Note that this is an electric potential, not a potential energy.

So i need to convert to an eV so i divided by e which is 1.6E-19 as my professor said and other people on the forum and i got:
V = 9.0909E24 eV which is wrong! any ideas?

You don't convert from Volts to electron Volts. They have different dimensions. You convert from Joules to electron Volts. eV is a measure of energy.

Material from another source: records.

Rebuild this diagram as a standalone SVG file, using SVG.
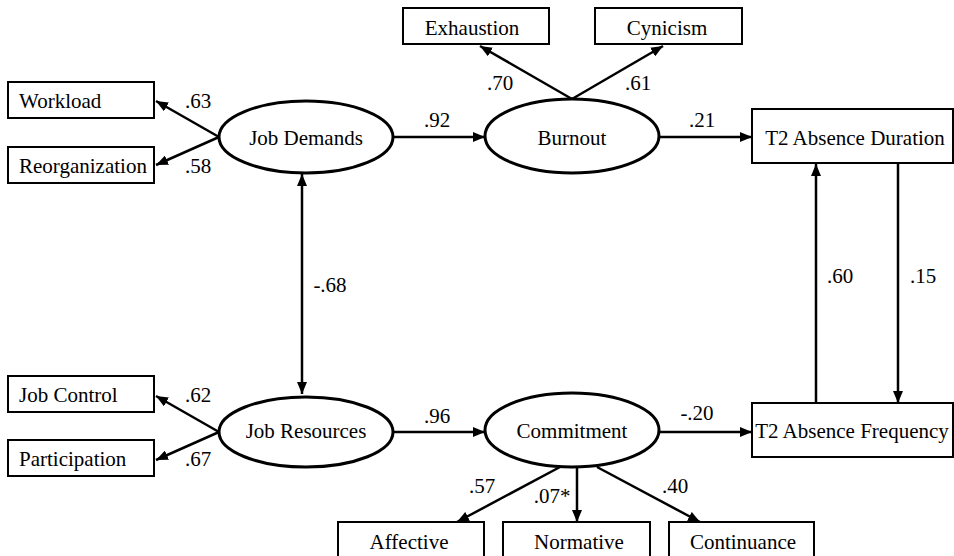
<svg xmlns="http://www.w3.org/2000/svg" width="954" height="556" viewBox="0 0 954 556">
<defs>
<marker id="ah" viewBox="0 0 12 10" refX="12" refY="5" markerWidth="12" markerHeight="10" markerUnits="userSpaceOnUse" orient="auto-start-reverse">
<path d="M0,0 L12,5 L0,10 Z" fill="#000"/>
</marker>
<style>
text{font-size:21px;fill:#000}
.c{text-anchor:middle}
.box{fill:#fff;stroke:#000;stroke-width:2}
.ell{fill:#fff;stroke:#000;stroke-width:3}
.ln{fill:none;stroke:#000;stroke-width:2.5}
</style>
</defs>
<rect width="954" height="556" fill="#fff"/>
<g font-family="Liberation Serif, Times New Roman, serif">
<g id="connectors">
<line class="ln" x1="219" y1="137" x2="156" y2="101" marker-end="url(#ah)"/>
<line class="ln" x1="219" y1="137" x2="156" y2="165" marker-end="url(#ah)"/>
<line class="ln" x1="393" y1="137" x2="485" y2="137" marker-end="url(#ah)"/>
<line class="ln" x1="572" y1="99" x2="480" y2="46" marker-end="url(#ah)"/>
<line class="ln" x1="572" y1="99" x2="663" y2="46" marker-end="url(#ah)"/>
<line class="ln" x1="660" y1="137" x2="752" y2="137" marker-end="url(#ah)"/>
<line class="ln" x1="302" y1="174" x2="302" y2="394" marker-start="url(#ah)" marker-end="url(#ah)"/>
<line class="ln" x1="219" y1="432" x2="156" y2="396" marker-end="url(#ah)"/>
<line class="ln" x1="219" y1="432" x2="156" y2="460" marker-end="url(#ah)"/>
<line class="ln" x1="393" y1="432" x2="485" y2="432" marker-end="url(#ah)"/>
<line class="ln" x1="660" y1="432" x2="752" y2="432" marker-end="url(#ah)"/>
<line class="ln" x1="816" y1="403" x2="816" y2="164" marker-end="url(#ah)"/>
<line class="ln" x1="898" y1="164" x2="898" y2="403" marker-end="url(#ah)"/>
<line class="ln" x1="560" y1="467" x2="457" y2="522" marker-end="url(#ah)"/>
<line class="ln" x1="577" y1="467" x2="577" y2="522" marker-end="url(#ah)"/>
<line class="ln" x1="597" y1="467" x2="700" y2="522" marker-end="url(#ah)"/>
<text class="c" x="198" y="108">.63</text>
<text class="c" x="198" y="173">.58</text>
<text class="c" x="437" y="127">.92</text>
<text class="c" x="500" y="90">.70</text>
<text class="c" x="638" y="90">.61</text>
<text class="c" x="702" y="127">.21</text>
<text class="c" x="330" y="292">-.68</text>
<text class="c" x="840" y="283">.60</text>
<text class="c" x="923" y="283">.15</text>
<text class="c" x="198" y="402">.62</text>
<text class="c" x="198" y="466">.67</text>
<text class="c" x="437" y="423">.96</text>
<text class="c" x="697" y="420">-.20</text>
<text class="c" x="482" y="493">.57</text>
<text class="c" x="552" y="503">.07*</text>
<text class="c" x="675" y="493">.40</text>
</g>
<g id="workload"><rect class="box" x="8" y="82" width="146" height="36"/><text x="19" y="108">Workload</text></g>
<g id="reorganization"><rect class="box" x="8" y="147" width="146" height="36"/><text x="19" y="173">Reorganization</text></g>
<g id="job-demands"><ellipse class="ell" cx="306" cy="137" rx="87" ry="36"/><text class="c" x="306" y="145">Job Demands</text></g>
<g id="exhaustion"><rect class="box" x="403" y="8" width="146" height="36"/><text class="c" x="472" y="35">Exhaustion</text></g>
<g id="cynicism"><rect class="box" x="595" y="8" width="147" height="36"/><text class="c" x="667" y="35">Cynicism</text></g>
<g id="burnout"><ellipse class="ell" cx="572" cy="136" rx="87" ry="37"/><text class="c" x="572" y="145">Burnout</text></g>
<g id="t2-duration"><rect class="box" x="752" y="109" width="201" height="54"/><text class="c" x="855" y="145">T2 Absence Duration</text></g>
<g id="job-control"><rect class="box" x="8" y="376" width="146" height="36"/><text x="19" y="402">Job Control</text></g>
<g id="participation"><rect class="box" x="8" y="440" width="146" height="36"/><text x="19" y="466">Participation</text></g>
<g id="job-resources"><ellipse class="ell" cx="306" cy="432" rx="87" ry="35"/><text class="c" x="306" y="438">Job Resources</text></g>
<g id="commitment"><ellipse class="ell" cx="572" cy="430" rx="87" ry="37"/><text class="c" x="572" y="438">Commitment</text></g>
<g id="t2-frequency"><rect class="box" x="752" y="403" width="201" height="54"/><text class="c" x="852" y="438">T2 Absence Frequency</text></g>
<g id="affective"><rect class="box" x="338" y="522" width="146" height="44"/><text class="c" x="409" y="549">Affective</text></g>
<g id="normative"><rect class="box" x="503" y="522" width="147" height="44"/><text class="c" x="579" y="549">Normative</text></g>
<g id="continuance"><rect class="box" x="669" y="522" width="145" height="44"/><text class="c" x="743" y="549">Continuance</text></g>
</g>
</svg>
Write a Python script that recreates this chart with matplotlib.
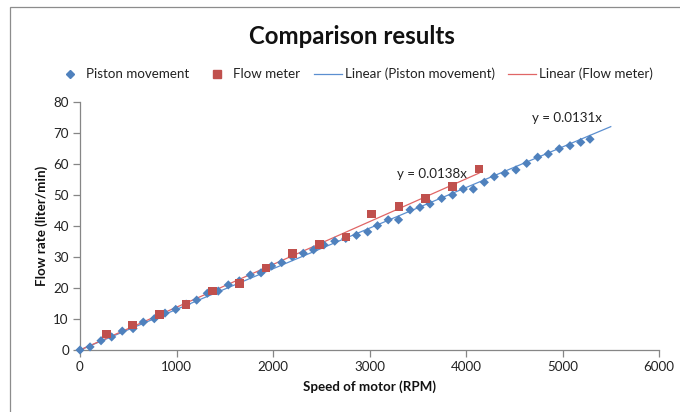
import matplotlib
matplotlib.use("Agg")
import matplotlib.pyplot as plt
from matplotlib.lines import Line2D
from matplotlib.patches import Rectangle
import numpy as np

# Piston movement measurements (motor speed in RPM, flow in liter/min)
piston_rpm = [0, 104, 218, 328, 438, 550, 656, 770, 881, 992, 1100, 1209, 1319,
              1433, 1537, 1651, 1765, 1876, 1986, 2090, 2200, 2314, 2420, 2528,
              2640, 2754, 2865, 2981, 3083, 3194, 3301, 3420, 3523, 3627, 3748,
              3862, 3972, 4076, 4190, 4293, 4404, 4518, 4629, 4743, 4853, 4967,
              5078, 5189, 5285]
piston_flow = [0, 1.0, 3.0, 4.2, 6.1, 6.9, 9.0, 10.1, 11.9, 13.1, 14.8, 16.1, 18.3,
               19.0, 21.0, 22.3, 24.2, 24.9, 27.1, 28.2, 30.1, 31.2, 32.3, 33.9,
               35.1, 36.0, 37.0, 38.1, 40.1, 42.0, 42.0, 45.2, 46.0, 47.1, 48.9,
               50.0, 51.9, 51.9, 54.1, 55.9, 57.0, 58.1, 60.2, 62.2, 63.2, 64.9,
               65.9, 67.0, 68.0]

# Flow meter readings
meter_rpm = [277, 542, 822, 1098, 1375, 1651, 1927, 2200, 2480, 2756, 3023,
             3306, 3582, 3858, 4135]
meter_flow = [5.2, 8.0, 11.5, 14.7, 19.0, 21.5, 26.4, 31.1, 34.0, 36.4, 43.9,
              46.2, 48.8, 52.7, 58.4]

# Linear trendlines through the origin
piston_slope = 0.0131
meter_slope = 0.0138
piston_trend_end = 5500

BLUE = "#4F81BD"
RED = "#C0504D"
BLUE_LINE = "#5B8FD0"
RED_LINE = "#E06666"
AXIS_GREY = "#868686"
FONT = ["Lato", "DejaVu Sans"]

plt.rcParams["font.family"] = FONT

fig = plt.figure(figsize=(6.8, 4.12), dpi=100)
fig.patch.set_facecolor("white")

# chart border
fig.add_artist(Rectangle((10 / 680, -0.1), 1.2, 1 - 7 / 412 + 0.1,
                         transform=fig.transFigure, fill=False,
                         edgecolor="#8C8C8C", linewidth=0.9))

ax = fig.add_axes([80 / 680, 62 / 412, 579 / 680, 248 / 412])

tx = np.array([0, piston_trend_end])
ax.plot(tx, piston_slope * tx, color=BLUE_LINE, linewidth=0.9, zorder=2)
tx2 = np.array([0, max(meter_rpm)])
ax.plot(tx2, meter_slope * tx2, color=RED_LINE, linewidth=0.9, zorder=2)

ax.scatter(piston_rpm, piston_flow, marker="D", s=22, color=BLUE,
           edgecolors="none", zorder=3, clip_on=False)
ax.scatter(meter_rpm, meter_flow, marker="s", s=38, color=RED,
           edgecolors="none", zorder=4, clip_on=False)

ax.text(3648, 56.8, f"y = {meter_slope:.4f}x", ha="center", va="center",
        fontsize=9.6, color="#222222")
ax.text(5047, 74.8, f"y = {piston_slope:.4f}x", ha="center", va="center",
        fontsize=9.6, color="#222222")

ax.set_xlim(0, 6000)
ax.set_ylim(0, 80)
ax.set_xticks(range(0, 6001, 1000))
ax.set_yticks(range(0, 81, 10))
for side in ("top", "right"):
    ax.spines[side].set_visible(False)
for side in ("left", "bottom"):
    ax.spines[side].set_color(AXIS_GREY)
    ax.spines[side].set_linewidth(0.9)
ax.tick_params(direction="out", length=5, width=0.9, color=AXIS_GREY,
               labelsize=9.6, labelcolor="#222222", pad=3)

ax.set_xlabel("Speed of motor (RPM)", fontsize=9.6, fontweight="bold",
              color="#111111", labelpad=5)
ax.set_ylabel("Flow rate (liter/min)", fontsize=9.6, fontweight="bold",
              color="#111111", labelpad=4)

fig.text(352 / 680, 1 - 37 / 412, "Comparison results", ha="center",
         va="center", fontsize=17.3, fontweight="bold", color="#111111")

handles = [
    Line2D([], [], linestyle="none", marker="D", markersize=4.5, color=BLUE),
    Line2D([], [], linestyle="none", marker="s", markersize=6, color=RED),
    Line2D([], [], color=BLUE_LINE, linewidth=0.9),
    Line2D([], [], color=RED_LINE, linewidth=0.9),
]
labels = ["Piston movement", "Flow meter", "Linear (Piston movement)",
          "Linear (Flow meter)"]
fig.legend(handles, labels, loc="center",
           bbox_to_anchor=(354 / 680, 1 - 74 / 412),
           ncol=4, frameon=False, fontsize=9.6, handlelength=2.1,
           handletextpad=0.2, columnspacing=1.0, labelcolor="#222222")

fig.savefig("out.png", dpi=100, facecolor="white")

So, go back to your calculations for potential energy (which had units of Joules) and convert those to eV.

 

[mr_coffee]

Sorry about the repost, i couldn't find my thread! I just saw Doc's responce, well if V = Kq/R, which is a V or a J/C, I don't see how I'm messing up, is it because I'm adding both pair and doc said i should only use 1, meaning V = KQ/r then i'll still end up with a J/C, why did my professor tell me to divide by e to convert from V to eV?

 

[Doc Al]

As Tom mentioned above, V is the potential, not the potential energy; to get the energy, you have to multiply by the charge, PE = Vq. Given the electric potential due to the first quark at the position of the second ($V = k q_1 /r$), find the potential energy by $k q_1 q_2 /r$. (That's for part (a))

 

[mr_coffee]

ohh i c, so I'm suppose to only use $V = k q_1 /r$ then multiply that by the charge itself, to get PE? Then do i still have to divide by e to conver to eV

 

[Doc Al]

To convert from standard units (J) to eV, you divide by the charge of the electron in Coulombs; in other words 1 eV = 1.60E-19 J. But that conversion should be very easy, since the quark charges are given in terms of electron charge.

 

[quantumdude]

Sorry about the repost, i couldn't find my thread!

If you go to your Profile you can click on "Find all threads started by mr_coffee", and you'll see them (with links) displayed on a page.

 

[mr_coffee]

maybe u have a differnet option because ur a mod, i don't see that option in user cp

 

[quantumdude]

My mistake, it's not the User CP. It's your Public Profile page. You can get there by clicking on your own username on any of your posts and selecting, "View Public Profile". You will then be directed to a page that let's you search for your own posts and threads. It's pretty handy.